I mentioned earlier that, as of several months ago, no one has yet been able to identify a patient whom a right-to-try law had helped to obtain an experimental drug:
However, more recently, a number of questions have been raised as to whether these bills have actually brought experimental treatments to the patients in need, and whether they’re even necessary because of a more simplified FDA compassionate use program.
Dr. Arthur Caplan, director of the Division of Medical Ethics at New York University’s Langone Medical Center, who’s also part of the NYU Working Group on Compassionate Use and Pre-Approval Access, told reporters in late August: “It’s fair to say we haven’t yet found a case where right to try laws have facilitated access to anything.”
Caplan and several others also previously wrote in Health Affairs that although the “laws have created an expectation that terminally ill patients will be able to quickly access potentially life-saving treatments by being exempted” from FDA rules, “this expectation is, quite simply, false.
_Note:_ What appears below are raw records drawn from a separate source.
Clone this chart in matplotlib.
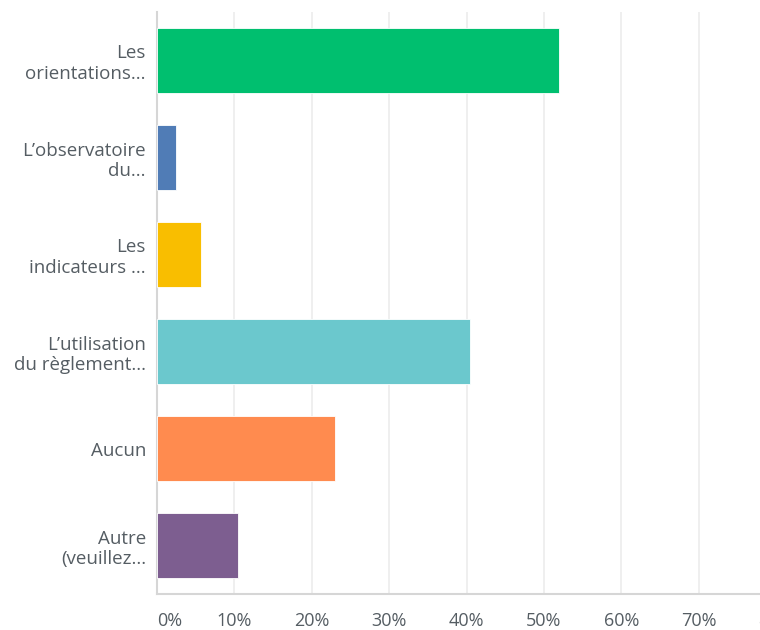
import matplotlib.pyplot as plt

# Survey answers (percent of respondents)
labels = ["Les\norientations...", "L\u2019observatoire\ndu...", "Les\nindicateurs ...",
          "L\u2019utilisation\ndu r\u00e8glement...", "Aucun", "Autre\n(veuillez..."]
values = [51.9, 2.4, 5.7, 40.4, 23.0, 10.5]
colors = ["#00bf6f", "#507cb6", "#f9be00", "#6bc8cd", "#ff8b4f", "#7d5e90"]
ticks = [0, 10, 20, 30, 40, 50, 60, 70, 80]
tick_labels = ["0%", "10%", "20%", "30%", "40%", "50%", "60%", "70%", "80%"]

plt.rcParams['font.family'] = ['Open Sans', 'DejaVu Sans']

fig = plt.figure(figsize=(7.6, 6.3), dpi=100)
ax = fig.add_axes([157 / 760, 36 / 630, 619 / 760, 582 / 630])

ypos = list(range(len(labels)))
ax.barh(ypos, values, height=0.66, color=colors, edgecolor="white",
        linewidth=0.6, zorder=3)

ax.set_xlim(0, 80)
ax.set_ylim(5.5, -0.5)
ax.set_yticks(ypos)
ax.set_yticklabels(labels, fontsize=13.5, color="#555d63", linespacing=1.2)
ax.set_xticks(ticks)
xl = ax.set_xticklabels(tick_labels, fontsize=13, color="#555d63")
xl[0].set_horizontalalignment('left')  # first label sits right of the axis
ax.tick_params(axis='both', length=0)
ax.tick_params(axis='y', pad=8)
ax.tick_params(axis='x', pad=13)

ax.grid(axis='x', color="#ececec", linewidth=1.2, zorder=0)
for side in ['top', 'right']:
    ax.spines[side].set_visible(False)
ax.spines['left'].set_color("#d6d6d6")
ax.spines['bottom'].set_color("#d6d6d6")
ax.spines['left'].set_linewidth(1.5)
ax.spines['bottom'].set_linewidth(1.5)

fig.savefig('out.png', dpi=100)
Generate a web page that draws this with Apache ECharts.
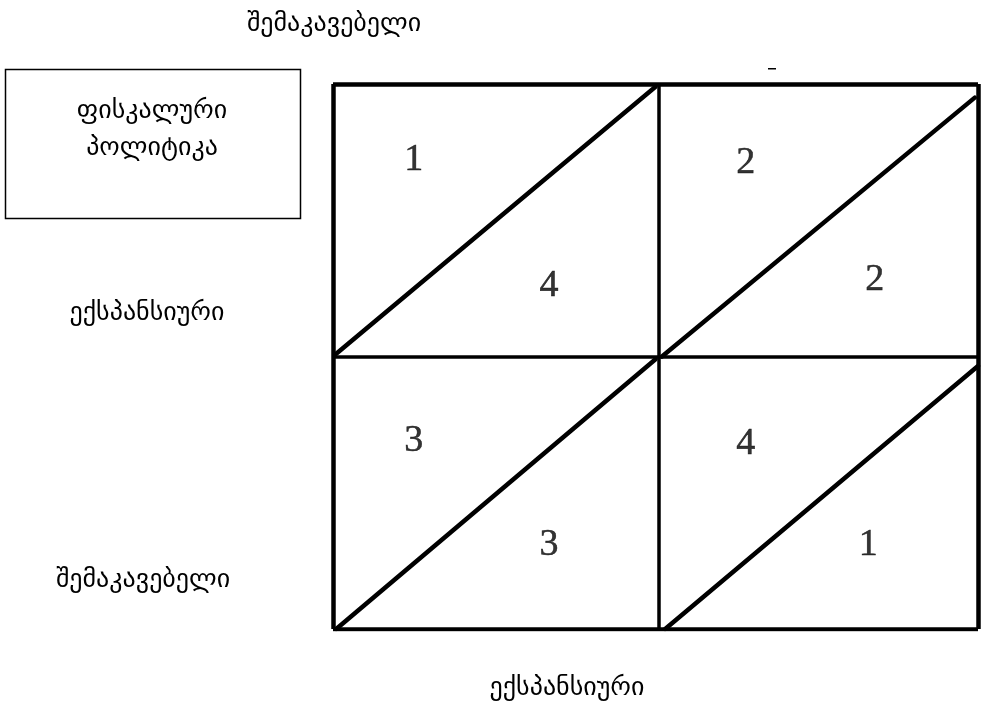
<!DOCTYPE html>
<html>
<head>
<meta charset="utf-8">
<script src="https://cdn.jsdelivr.net/npm/echarts@6/dist/echarts.min.js"></script>
<style>
  html, body { margin: 0; padding: 0; background: #fff; }
  #chart { width: 985px; height: 706px; }
</style>
</head>
<body>
<div id="chart"></div>
<script>
// box borders in data units (x 0..2, y 0..2)
const outerLines = [
  [[0, 0], [2, 0]],
  [[0, 2], [2, 2]],
  [[0, 0], [0, 2]],
  [[2, 0], [2, 2]],
]
const innerLines = [
  [[1.01, 0], [1.01, 2]],
  [[0, 1], [2, 1]],
]
const diagonals = [
  [[0.01, 1.01], [1, 1.99]],
  [[1.02, 1.0], [1.99, 1.95]],
  [[0.01, 0.0], [1, 0.99]],
  [[1.03, 0.0], [2, 0.965]],
]
// cell numbers: [x, y, label]
const cellNumbers = [
  [0.25, 1.72, '1'],
  [0.67, 1.26, '4'],
  [1.28, 1.71, '2'],
  [1.68, 1.28, '2'],
  [0.25, 0.69, '3'],
  [0.67, 0.31, '3'],
  [1.28, 0.68, '4'],
  [1.66, 0.31, '1'],
]
const topLabel = 'შემაკავებელი'
const bottomLabel = 'ექსპანსიური'
const rowLabels = ['ექსპანსიური', 'შემაკავებელი']
const boxLines = ['ფისკალური', 'პოლიტიკა']

const geoFont = '26px "DejaVu Sans", sans-serif'

function segs(list) {
  return list.map(c => ({ coords: c }))
}

function label(text, x, y) {
  return {
    type: 'text',
    style: { text: text, font: geoFont, fill: '#000', x: x, y: y, align: 'center', verticalAlign: 'middle' },
  }
}

const chart = echarts.init(document.getElementById('chart'))
chart.setOption({
  animation: false,
  grid: { left: 333, top: 84, right: 7, bottom: 77 },
  xAxis: { type: 'value', min: 0, max: 2, show: false },
  yAxis: { type: 'value', min: 0, max: 2, show: false },
  series: [
    {
      type: 'lines',
      coordinateSystem: 'cartesian2d',
      polyline: false,
      silent: true,
      lineStyle: { color: '#000', width: 4.5, opacity: 1 },
      data: segs(outerLines),
    },
    {
      type: 'lines',
      coordinateSystem: 'cartesian2d',
      polyline: false,
      silent: true,
      lineStyle: { color: '#000', width: 3.5, opacity: 1 },
      data: segs(innerLines),
    },
    {
      type: 'lines',
      coordinateSystem: 'cartesian2d',
      polyline: false,
      silent: true,
      lineStyle: { color: '#000', width: 4.5, opacity: 1, cap: 'round' },
      data: segs(diagonals),
    },
    {
      type: 'scatter',
      symbolSize: 0,
      silent: true,
      data: cellNumbers,
      label: {
        show: true,
        position: 'inside',
        formatter: p => p.data[2],
        color: '#000',
        fontFamily: 'Liberation Serif',
        fontSize: 38,
        textBorderColor: '#000',
        textBorderWidth: 0.5,
      },
    },
  ],
  graphic: [
    label(topLabel, 334, 24),
    {
      type: 'rect',
      shape: { x: 5.5, y: 69.5, width: 295, height: 149 },
      style: { fill: 'none', stroke: '#000', lineWidth: 1.5 },
    },
    label(boxLines[0], 152, 111),
    label(boxLines[1], 152, 148),
    label(rowLabels[0], 147, 313),
    label(rowLabels[1], 143, 580),
    label(bottomLabel, 567, 688),
    {
      type: 'rect',
      shape: { x: 768, y: 68, width: 8, height: 1.5 },
      style: { fill: '#000' },
    },
  ],
})
</script>
</body>
</html>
“Putting aside the invalidity of RTT laws [because of federal law preempting state law] and the false hope they create, these laws also fail to address more fundamental health and safety issues. RTT laws seek to grant vulnerable patients access to unproven and potentially harmful drugs or other medical products without any expert safeguards, such as scientific or ethical review by an Institutional Review Board or similar body,” Caplan and others wrote.
Exactly.
Right-to-try laws sound on the surface to be compassionate and reasonable. They are nothing of the sort. Unfortunately, it’s not at all a given that Gov. Brown’s veto will stand. The bill passed the California Senate by a vote of 40-0 (even the normally science-based Senator Arthur Pan, co-author of SB 277, voted for it) and the Assembly by a vote of 76-2. Not surprisingly, its supporters are already lobbying the legislature to override Gov. Brown’s veto. It wouldn’t surprise me if they succeed, but I hope that they don’t. Either way, Gov. Brown has shown us that it is possible to say no to this onrushing madness.